__Objective__:
Below are records; please write out exactly the lines from the first line through the line containing "import plotly.graph_objects as go", with no pictures.

--------------------------------------------------

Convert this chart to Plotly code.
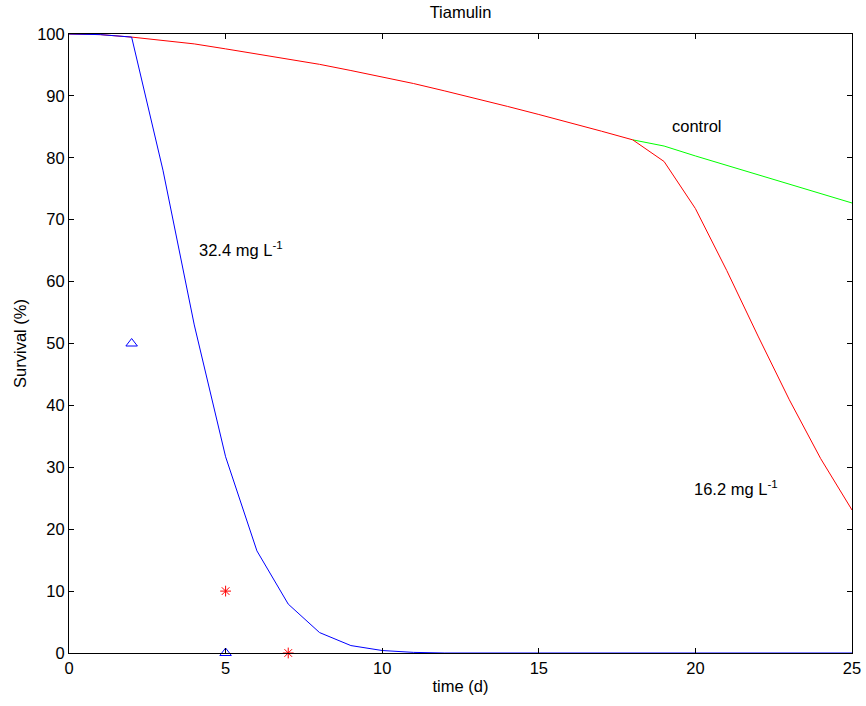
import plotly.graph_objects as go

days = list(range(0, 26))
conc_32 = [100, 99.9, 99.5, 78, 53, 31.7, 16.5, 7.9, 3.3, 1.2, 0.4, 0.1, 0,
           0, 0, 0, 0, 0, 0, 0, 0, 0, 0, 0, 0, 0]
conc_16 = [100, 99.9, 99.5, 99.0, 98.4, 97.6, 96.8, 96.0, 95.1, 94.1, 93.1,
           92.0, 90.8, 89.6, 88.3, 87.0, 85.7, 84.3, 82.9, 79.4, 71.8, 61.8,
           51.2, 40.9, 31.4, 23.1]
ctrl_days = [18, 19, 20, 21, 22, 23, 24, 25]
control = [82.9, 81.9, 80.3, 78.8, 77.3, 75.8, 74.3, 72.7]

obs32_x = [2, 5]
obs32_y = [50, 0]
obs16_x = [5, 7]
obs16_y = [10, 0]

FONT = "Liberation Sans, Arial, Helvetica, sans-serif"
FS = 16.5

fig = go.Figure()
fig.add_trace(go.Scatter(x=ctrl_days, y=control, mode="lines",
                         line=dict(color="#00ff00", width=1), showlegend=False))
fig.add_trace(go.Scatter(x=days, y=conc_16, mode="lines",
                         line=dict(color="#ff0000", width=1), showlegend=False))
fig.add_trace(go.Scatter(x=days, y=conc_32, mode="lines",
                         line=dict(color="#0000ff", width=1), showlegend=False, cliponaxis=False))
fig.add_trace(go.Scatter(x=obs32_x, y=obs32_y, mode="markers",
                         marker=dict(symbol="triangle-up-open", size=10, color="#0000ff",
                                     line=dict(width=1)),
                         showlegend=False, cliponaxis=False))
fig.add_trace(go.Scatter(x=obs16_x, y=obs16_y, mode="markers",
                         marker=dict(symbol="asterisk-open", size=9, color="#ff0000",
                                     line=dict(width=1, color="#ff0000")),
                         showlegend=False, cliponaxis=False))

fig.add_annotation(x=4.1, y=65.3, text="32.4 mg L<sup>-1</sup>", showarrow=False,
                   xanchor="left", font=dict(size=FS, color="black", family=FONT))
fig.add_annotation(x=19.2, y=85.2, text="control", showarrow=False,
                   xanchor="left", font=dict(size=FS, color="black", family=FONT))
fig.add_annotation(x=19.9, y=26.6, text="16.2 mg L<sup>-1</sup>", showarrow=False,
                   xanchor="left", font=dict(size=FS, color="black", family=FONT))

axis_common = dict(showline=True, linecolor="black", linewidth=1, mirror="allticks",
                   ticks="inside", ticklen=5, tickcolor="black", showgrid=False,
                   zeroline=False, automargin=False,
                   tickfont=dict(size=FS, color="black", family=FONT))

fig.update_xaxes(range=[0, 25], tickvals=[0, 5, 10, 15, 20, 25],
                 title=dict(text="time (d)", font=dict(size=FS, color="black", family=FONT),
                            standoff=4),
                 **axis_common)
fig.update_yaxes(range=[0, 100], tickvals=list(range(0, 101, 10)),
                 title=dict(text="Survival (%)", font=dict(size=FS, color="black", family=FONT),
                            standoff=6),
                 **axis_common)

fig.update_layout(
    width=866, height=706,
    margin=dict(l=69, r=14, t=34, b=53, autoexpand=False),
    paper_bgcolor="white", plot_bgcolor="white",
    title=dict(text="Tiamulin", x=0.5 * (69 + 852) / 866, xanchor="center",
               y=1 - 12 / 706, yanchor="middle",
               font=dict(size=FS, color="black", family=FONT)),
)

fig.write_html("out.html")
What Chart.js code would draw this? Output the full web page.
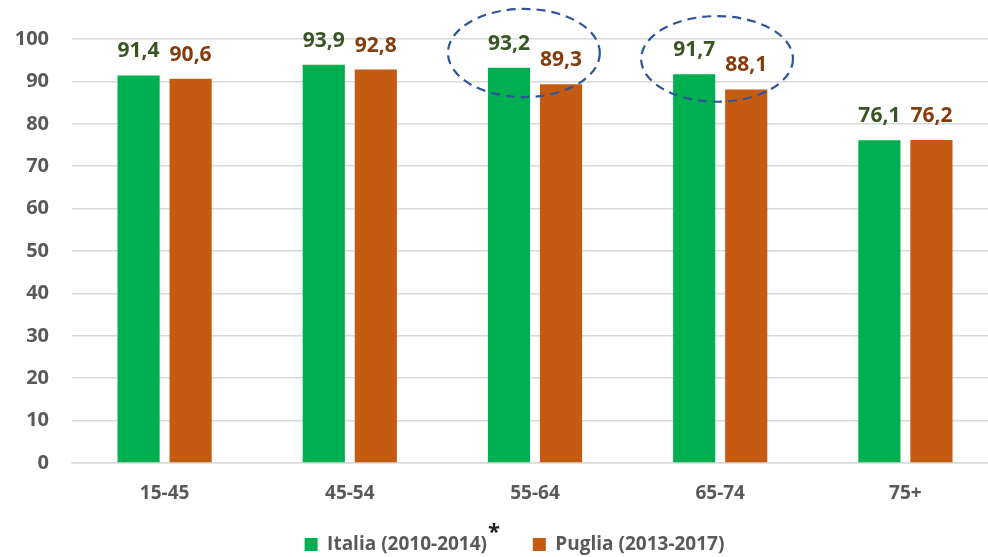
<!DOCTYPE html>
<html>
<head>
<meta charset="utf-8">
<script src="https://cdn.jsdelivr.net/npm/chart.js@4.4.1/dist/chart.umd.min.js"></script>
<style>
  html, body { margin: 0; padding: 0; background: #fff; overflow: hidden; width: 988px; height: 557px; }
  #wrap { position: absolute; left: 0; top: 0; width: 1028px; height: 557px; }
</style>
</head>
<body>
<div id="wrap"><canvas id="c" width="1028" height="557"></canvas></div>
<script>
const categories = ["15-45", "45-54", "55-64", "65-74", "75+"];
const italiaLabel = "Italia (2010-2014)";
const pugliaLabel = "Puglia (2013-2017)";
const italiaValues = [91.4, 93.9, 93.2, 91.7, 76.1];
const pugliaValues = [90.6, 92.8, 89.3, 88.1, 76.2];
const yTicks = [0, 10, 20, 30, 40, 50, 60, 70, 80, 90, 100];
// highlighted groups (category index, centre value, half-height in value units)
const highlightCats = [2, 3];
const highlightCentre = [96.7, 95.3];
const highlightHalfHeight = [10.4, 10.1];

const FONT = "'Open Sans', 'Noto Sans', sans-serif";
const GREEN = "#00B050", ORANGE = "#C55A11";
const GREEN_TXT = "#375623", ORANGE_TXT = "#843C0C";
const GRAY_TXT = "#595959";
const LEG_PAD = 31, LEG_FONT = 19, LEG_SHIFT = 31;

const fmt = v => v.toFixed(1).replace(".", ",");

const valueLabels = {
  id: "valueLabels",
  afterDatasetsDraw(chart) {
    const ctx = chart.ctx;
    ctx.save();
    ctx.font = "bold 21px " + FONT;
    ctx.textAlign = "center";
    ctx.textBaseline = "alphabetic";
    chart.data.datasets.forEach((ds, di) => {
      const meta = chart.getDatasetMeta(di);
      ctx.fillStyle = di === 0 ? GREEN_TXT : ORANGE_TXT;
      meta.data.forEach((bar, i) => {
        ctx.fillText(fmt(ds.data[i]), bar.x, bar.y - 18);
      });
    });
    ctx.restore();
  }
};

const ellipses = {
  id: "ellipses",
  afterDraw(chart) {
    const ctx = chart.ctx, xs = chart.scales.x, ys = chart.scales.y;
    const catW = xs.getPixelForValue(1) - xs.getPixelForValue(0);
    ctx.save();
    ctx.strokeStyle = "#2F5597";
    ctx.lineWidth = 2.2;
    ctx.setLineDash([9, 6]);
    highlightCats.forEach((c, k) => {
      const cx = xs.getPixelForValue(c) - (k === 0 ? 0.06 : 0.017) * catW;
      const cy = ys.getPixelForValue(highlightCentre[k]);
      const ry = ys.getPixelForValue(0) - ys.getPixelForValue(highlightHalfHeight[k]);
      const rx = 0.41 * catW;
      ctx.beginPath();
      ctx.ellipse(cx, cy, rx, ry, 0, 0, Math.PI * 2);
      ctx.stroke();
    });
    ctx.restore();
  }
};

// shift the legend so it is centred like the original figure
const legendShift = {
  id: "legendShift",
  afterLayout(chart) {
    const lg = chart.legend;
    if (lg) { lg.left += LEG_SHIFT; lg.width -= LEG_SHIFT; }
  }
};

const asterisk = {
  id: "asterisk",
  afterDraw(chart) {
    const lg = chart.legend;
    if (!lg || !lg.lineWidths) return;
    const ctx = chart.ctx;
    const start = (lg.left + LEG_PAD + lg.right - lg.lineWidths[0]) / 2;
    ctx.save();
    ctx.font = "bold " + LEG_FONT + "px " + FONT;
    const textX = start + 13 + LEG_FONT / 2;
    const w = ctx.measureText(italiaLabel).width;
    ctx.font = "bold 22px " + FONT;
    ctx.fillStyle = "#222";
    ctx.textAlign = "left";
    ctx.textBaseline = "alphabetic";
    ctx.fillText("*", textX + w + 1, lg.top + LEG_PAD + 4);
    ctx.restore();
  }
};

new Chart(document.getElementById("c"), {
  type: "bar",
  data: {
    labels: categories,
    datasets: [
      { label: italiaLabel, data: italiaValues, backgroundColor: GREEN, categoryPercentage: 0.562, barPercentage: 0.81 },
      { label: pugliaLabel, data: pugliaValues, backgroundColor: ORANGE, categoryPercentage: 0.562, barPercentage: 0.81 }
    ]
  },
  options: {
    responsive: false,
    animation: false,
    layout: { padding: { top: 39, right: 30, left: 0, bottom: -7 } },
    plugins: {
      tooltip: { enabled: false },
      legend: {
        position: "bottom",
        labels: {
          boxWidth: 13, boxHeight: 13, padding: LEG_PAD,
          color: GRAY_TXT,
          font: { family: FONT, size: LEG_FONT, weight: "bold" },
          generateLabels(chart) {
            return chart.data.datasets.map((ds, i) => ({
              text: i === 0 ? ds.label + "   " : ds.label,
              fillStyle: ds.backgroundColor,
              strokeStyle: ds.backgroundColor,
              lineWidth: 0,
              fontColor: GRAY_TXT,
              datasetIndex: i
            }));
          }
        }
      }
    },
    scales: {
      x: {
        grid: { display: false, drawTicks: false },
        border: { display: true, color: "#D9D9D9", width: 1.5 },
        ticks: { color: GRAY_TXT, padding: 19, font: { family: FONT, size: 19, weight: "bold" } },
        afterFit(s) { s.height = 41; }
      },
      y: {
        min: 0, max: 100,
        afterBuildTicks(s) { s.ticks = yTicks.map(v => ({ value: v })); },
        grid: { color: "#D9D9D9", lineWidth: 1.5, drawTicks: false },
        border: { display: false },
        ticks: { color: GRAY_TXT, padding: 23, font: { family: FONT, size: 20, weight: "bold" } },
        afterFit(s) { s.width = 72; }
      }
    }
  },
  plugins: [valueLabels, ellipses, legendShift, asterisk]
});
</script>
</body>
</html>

--------------------------------------------------

__The output__:
Convert this chart to Plotly code.
import plotly.graph_objects as go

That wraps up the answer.